Given problem: Up to and including the line containing "(d5c) at (497,524);", please reproduce the lines of the listing below, starting from the top.

Data:
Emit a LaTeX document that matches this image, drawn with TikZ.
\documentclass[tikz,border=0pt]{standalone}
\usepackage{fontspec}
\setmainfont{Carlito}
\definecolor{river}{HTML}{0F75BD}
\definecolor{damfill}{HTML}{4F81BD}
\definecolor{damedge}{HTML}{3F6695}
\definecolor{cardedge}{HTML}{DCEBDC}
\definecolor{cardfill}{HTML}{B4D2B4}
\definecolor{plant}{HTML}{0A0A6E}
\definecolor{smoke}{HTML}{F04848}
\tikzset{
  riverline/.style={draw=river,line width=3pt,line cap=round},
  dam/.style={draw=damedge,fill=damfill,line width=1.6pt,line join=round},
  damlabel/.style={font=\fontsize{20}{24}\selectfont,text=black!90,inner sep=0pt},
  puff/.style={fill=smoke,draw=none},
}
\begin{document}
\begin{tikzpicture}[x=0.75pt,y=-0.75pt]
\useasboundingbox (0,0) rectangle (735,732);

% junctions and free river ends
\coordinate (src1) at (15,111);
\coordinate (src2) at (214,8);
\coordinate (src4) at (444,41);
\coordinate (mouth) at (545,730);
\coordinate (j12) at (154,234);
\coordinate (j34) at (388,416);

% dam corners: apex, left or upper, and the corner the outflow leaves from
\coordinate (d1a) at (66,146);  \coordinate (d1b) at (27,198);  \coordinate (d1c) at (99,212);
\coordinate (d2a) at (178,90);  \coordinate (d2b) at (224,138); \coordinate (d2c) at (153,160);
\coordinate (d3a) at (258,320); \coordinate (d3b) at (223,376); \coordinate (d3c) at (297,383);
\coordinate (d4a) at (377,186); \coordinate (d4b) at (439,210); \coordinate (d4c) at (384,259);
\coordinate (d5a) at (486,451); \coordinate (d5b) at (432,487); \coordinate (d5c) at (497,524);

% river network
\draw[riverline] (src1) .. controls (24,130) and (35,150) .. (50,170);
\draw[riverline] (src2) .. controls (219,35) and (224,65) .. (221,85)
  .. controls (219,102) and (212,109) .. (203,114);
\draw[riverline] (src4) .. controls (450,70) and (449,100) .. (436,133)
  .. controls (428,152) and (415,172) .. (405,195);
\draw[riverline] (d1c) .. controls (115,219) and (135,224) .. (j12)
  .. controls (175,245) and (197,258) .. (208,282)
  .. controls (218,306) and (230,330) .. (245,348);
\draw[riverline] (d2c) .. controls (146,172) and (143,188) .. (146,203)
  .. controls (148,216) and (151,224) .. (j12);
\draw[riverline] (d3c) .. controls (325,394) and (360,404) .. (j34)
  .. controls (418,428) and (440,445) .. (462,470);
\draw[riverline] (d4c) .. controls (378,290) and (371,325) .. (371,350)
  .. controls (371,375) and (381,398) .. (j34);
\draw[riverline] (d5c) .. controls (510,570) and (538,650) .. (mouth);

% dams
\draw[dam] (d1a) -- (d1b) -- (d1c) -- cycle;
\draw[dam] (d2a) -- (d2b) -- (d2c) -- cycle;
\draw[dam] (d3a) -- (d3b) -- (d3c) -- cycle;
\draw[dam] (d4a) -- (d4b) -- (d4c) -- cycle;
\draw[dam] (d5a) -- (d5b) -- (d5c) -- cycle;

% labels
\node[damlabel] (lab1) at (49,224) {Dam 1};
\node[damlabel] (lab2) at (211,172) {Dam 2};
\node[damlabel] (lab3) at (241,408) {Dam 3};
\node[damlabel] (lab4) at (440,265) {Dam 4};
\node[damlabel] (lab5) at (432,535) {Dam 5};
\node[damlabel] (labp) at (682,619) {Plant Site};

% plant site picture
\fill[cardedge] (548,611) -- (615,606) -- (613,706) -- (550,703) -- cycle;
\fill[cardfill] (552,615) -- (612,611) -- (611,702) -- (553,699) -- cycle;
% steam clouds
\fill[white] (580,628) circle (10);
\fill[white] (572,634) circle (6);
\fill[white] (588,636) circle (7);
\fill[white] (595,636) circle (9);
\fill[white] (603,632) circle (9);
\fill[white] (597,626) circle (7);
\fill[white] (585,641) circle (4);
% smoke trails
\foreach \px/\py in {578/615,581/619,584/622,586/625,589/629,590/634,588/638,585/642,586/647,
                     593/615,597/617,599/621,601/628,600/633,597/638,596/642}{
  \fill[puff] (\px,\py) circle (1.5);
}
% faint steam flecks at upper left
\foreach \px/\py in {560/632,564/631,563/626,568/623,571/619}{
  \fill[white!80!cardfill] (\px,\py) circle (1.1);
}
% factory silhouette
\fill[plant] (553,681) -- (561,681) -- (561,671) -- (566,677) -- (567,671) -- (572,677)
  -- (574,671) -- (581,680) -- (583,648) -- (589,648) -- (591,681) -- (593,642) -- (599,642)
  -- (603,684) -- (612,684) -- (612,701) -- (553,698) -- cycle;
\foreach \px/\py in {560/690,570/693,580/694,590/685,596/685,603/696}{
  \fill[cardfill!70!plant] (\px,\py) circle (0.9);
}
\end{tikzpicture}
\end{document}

Output for this exercise:
Emit a LaTeX document that matches this image, drawn with TikZ.
\documentclass[tikz,border=0pt]{standalone}
\usepackage{fontspec}
\setmainfont{Carlito}
\definecolor{river}{HTML}{0F75BD}
\definecolor{damfill}{HTML}{4F81BD}
\definecolor{damedge}{HTML}{3F6695}
\definecolor{cardedge}{HTML}{DCEBDC}
\definecolor{cardfill}{HTML}{B4D2B4}
\definecolor{plant}{HTML}{0A0A6E}
\definecolor{smoke}{HTML}{F04848}
\tikzset{
  riverline/.style={draw=river,line width=3pt,line cap=round},
  dam/.style={draw=damedge,fill=damfill,line width=1.6pt,line join=round},
  damlabel/.style={font=\fontsize{20}{24}\selectfont,text=black!90,inner sep=0pt},
  puff/.style={fill=smoke,draw=none},
}
\begin{document}
\begin{tikzpicture}[x=0.75pt,y=-0.75pt]
\useasboundingbox (0,0) rectangle (735,732);

% junctions and free river ends
\coordinate (src1) at (15,111);
\coordinate (src2) at (214,8);
\coordinate (src4) at (444,41);
\coordinate (mouth) at (545,730);
\coordinate (j12) at (154,234);
\coordinate (j34) at (388,416);

% dam corners: apex, left or upper, and the corner the outflow leaves from
\coordinate (d1a) at (66,146);  \coordinate (d1b) at (27,198);  \coordinate (d1c) at (99,212);
\coordinate (d2a) at (178,90);  \coordinate (d2b) at (224,138); \coordinate (d2c) at (153,160);
\coordinate (d3a) at (258,320); \coordinate (d3b) at (223,376); \coordinate (d3c) at (297,383);
\coordinate (d4a) at (377,186); \coordinate (d4b) at (439,210); \coordinate (d4c) at (384,259);
\coordinate (d5a) at (486,451); \coordinate (d5b) at (432,487); \coordinate (d5c) at (497,524);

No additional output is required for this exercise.